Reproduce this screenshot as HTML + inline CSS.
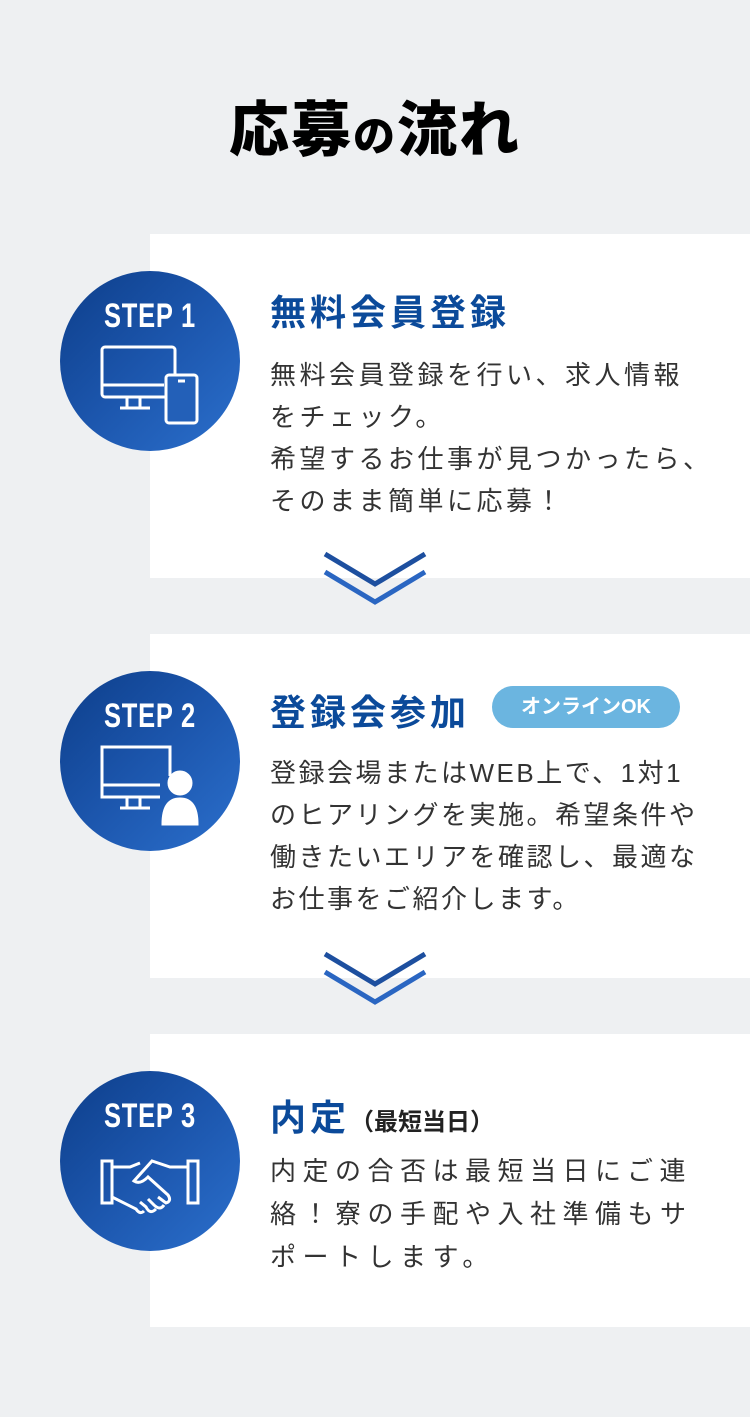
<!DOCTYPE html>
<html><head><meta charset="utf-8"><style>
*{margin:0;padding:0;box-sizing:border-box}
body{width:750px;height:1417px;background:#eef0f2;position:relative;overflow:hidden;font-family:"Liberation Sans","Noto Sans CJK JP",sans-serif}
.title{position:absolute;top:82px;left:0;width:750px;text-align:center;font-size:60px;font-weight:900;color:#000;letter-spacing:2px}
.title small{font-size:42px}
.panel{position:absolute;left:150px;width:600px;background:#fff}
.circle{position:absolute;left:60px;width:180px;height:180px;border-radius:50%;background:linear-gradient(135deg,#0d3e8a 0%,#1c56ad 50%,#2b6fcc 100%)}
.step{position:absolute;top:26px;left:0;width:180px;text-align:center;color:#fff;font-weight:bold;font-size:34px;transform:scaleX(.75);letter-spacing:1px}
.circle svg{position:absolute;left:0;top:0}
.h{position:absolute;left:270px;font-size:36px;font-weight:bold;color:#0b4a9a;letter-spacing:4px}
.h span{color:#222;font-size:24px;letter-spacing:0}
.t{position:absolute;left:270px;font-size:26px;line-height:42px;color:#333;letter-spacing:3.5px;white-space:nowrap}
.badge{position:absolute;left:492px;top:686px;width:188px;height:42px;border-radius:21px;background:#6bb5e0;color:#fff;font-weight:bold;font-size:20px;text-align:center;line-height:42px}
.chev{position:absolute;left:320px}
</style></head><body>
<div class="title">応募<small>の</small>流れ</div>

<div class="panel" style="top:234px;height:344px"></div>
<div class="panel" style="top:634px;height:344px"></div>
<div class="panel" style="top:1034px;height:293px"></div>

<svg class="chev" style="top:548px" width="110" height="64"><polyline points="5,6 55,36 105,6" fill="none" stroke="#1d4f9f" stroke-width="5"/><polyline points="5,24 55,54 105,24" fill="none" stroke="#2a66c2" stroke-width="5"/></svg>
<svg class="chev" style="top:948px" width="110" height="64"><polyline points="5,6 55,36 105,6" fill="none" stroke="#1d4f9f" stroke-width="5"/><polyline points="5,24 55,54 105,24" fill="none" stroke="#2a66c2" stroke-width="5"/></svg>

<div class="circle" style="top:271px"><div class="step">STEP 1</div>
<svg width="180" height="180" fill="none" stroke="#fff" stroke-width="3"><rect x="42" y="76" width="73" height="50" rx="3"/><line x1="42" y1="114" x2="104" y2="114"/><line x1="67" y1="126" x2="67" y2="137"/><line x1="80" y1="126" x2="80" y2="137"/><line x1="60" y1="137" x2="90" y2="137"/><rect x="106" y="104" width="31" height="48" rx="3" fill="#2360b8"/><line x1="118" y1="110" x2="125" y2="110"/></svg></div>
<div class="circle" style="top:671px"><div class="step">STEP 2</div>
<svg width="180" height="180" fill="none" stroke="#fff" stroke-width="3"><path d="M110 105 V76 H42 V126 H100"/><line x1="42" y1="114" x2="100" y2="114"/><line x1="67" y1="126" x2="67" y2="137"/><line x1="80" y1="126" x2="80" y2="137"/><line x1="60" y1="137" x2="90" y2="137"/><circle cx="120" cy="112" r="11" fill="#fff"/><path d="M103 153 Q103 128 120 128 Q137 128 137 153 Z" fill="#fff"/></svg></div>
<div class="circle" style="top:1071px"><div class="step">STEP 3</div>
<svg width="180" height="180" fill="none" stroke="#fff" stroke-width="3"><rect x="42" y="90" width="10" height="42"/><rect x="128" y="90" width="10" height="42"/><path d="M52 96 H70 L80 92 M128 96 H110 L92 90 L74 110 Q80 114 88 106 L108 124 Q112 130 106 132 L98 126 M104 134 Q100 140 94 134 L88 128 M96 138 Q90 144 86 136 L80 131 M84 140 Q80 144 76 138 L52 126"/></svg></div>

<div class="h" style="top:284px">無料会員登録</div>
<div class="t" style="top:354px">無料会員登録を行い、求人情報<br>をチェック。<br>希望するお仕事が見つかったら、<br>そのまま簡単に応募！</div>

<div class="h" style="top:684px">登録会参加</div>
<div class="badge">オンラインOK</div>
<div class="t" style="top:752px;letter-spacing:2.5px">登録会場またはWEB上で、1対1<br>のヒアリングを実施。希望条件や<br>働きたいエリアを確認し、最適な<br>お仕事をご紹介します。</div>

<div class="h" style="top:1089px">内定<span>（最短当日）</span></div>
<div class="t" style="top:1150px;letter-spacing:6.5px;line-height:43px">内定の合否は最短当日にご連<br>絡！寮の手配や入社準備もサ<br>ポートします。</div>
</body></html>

Given task
Without the pictures, retype the whole of the material above exactly.

Response to this exercise
Reproduce this screenshot as HTML + inline CSS.
<!DOCTYPE html>
<html><head><meta charset="utf-8"><style>
*{margin:0;padding:0;box-sizing:border-box}
body{width:750px;height:1417px;background:#eef0f2;position:relative;overflow:hidden;font-family:"Liberation Sans","Noto Sans CJK JP",sans-serif}
.title{position:absolute;top:82px;left:0;width:750px;text-align:center;font-size:60px;font-weight:900;color:#000;letter-spacing:2px}
.title small{font-size:42px}
.panel{position:absolute;left:150px;width:600px;background:#fff}
.circle{position:absolute;left:60px;width:180px;height:180px;border-radius:50%;background:linear-gradient(135deg,#0d3e8a 0%,#1c56ad 50%,#2b6fcc 100%)}
.step{position:absolute;top:26px;left:0;width:180px;text-align:center;color:#fff;font-weight:bold;font-size:34px;transform:scaleX(.75);letter-spacing:1px}
.circle svg{position:absolute;left:0;top:0}
.h{position:absolute;left:270px;font-size:36px;font-weight:bold;color:#0b4a9a;letter-spacing:4px}
.h span{color:#222;font-size:24px;letter-spacing:0}
.t{position:absolute;left:270px;font-size:26px;line-height:42px;color:#333;letter-spacing:3.5px;white-space:nowrap}
.badge{position:absolute;left:492px;top:686px;width:188px;height:42px;border-radius:21px;background:#6bb5e0;color:#fff;font-weight:bold;font-size:20px;text-align:center;line-height:42px}
.chev{position:absolute;left:320px}
</style></head><body>
<div class="title">応募<small>の</small>流れ</div>

<div class="panel" style="top:234px;height:344px"></div>
<div class="panel" style="top:634px;height:344px"></div>
<div class="panel" style="top:1034px;height:293px"></div>

<svg class="chev" style="top:548px" width="110" height="64"><polyline points="5,6 55,36 105,6" fill="none" stroke="#1d4f9f" stroke-width="5"/><polyline points="5,24 55,54 105,24" fill="none" stroke="#2a66c2" stroke-width="5"/></svg>
<svg class="chev" style="top:948px" width="110" height="64"><polyline points="5,6 55,36 105,6" fill="none" stroke="#1d4f9f" stroke-width="5"/><polyline points="5,24 55,54 105,24" fill="none" stroke="#2a66c2" stroke-width="5"/></svg>

<div class="circle" style="top:271px"><div class="step">STEP 1</div>
<svg width="180" height="180" fill="none" stroke="#fff" stroke-width="3"><rect x="42" y="76" width="73" height="50" rx="3"/><line x1="42" y1="114" x2="104" y2="114"/><line x1="67" y1="126" x2="67" y2="137"/><line x1="80" y1="126" x2="80" y2="137"/><line x1="60" y1="137" x2="90" y2="137"/><rect x="106" y="104" width="31" height="48" rx="3" fill="#2360b8"/><line x1="118" y1="110" x2="125" y2="110"/></svg></div>
<div class="circle" style="top:671px"><div class="step">STEP 2</div>
<svg width="180" height="180" fill="none" stroke="#fff" stroke-width="3"><path d="M110 105 V76 H42 V126 H100"/><line x1="42" y1="114" x2="100" y2="114"/><line x1="67" y1="126" x2="67" y2="137"/><line x1="80" y1="126" x2="80" y2="137"/><line x1="60" y1="137" x2="90" y2="137"/><circle cx="120" cy="112" r="11" fill="#fff"/><path d="M103 153 Q103 128 120 128 Q137 128 137 153 Z" fill="#fff"/></svg></div>
<div class="circle" style="top:1071px"><div class="step">STEP 3</div>
<svg width="180" height="180" fill="none" stroke="#fff" stroke-width="3"><rect x="42" y="90" width="10" height="42"/><rect x="128" y="90" width="10" height="42"/><path d="M52 96 H70 L80 92 M128 96 H110 L92 90 L74 110 Q80 114 88 106 L108 124 Q112 130 106 132 L98 126 M104 134 Q100 140 94 134 L88 128 M96 138 Q90 144 86 136 L80 131 M84 140 Q80 144 76 138 L52 126"/></svg></div>

<div class="h" style="top:284px">無料会員登録</div>
<div class="t" style="top:354px">無料会員登録を行い、求人情報<br>をチェック。<br>希望するお仕事が見つかったら、<br>そのまま簡単に応募！</div>

<div class="h" style="top:684px">登録会参加</div>
<div class="badge">オンラインOK</div>
<div class="t" style="top:752px;letter-spacing:2.5px">登録会場またはWEB上で、1対1<br>のヒアリングを実施。希望条件や<br>働きたいエリアを確認し、最適な<br>お仕事をご紹介します。</div>

<div class="h" style="top:1089px">内定<span>（最短当日）</span></div>
<div class="t" style="top:1150px;letter-spacing:6.5px;line-height:43px">内定の合否は最短当日にご連<br>絡！寮の手配や入社準備もサ<br>ポートします。</div>
</body></html>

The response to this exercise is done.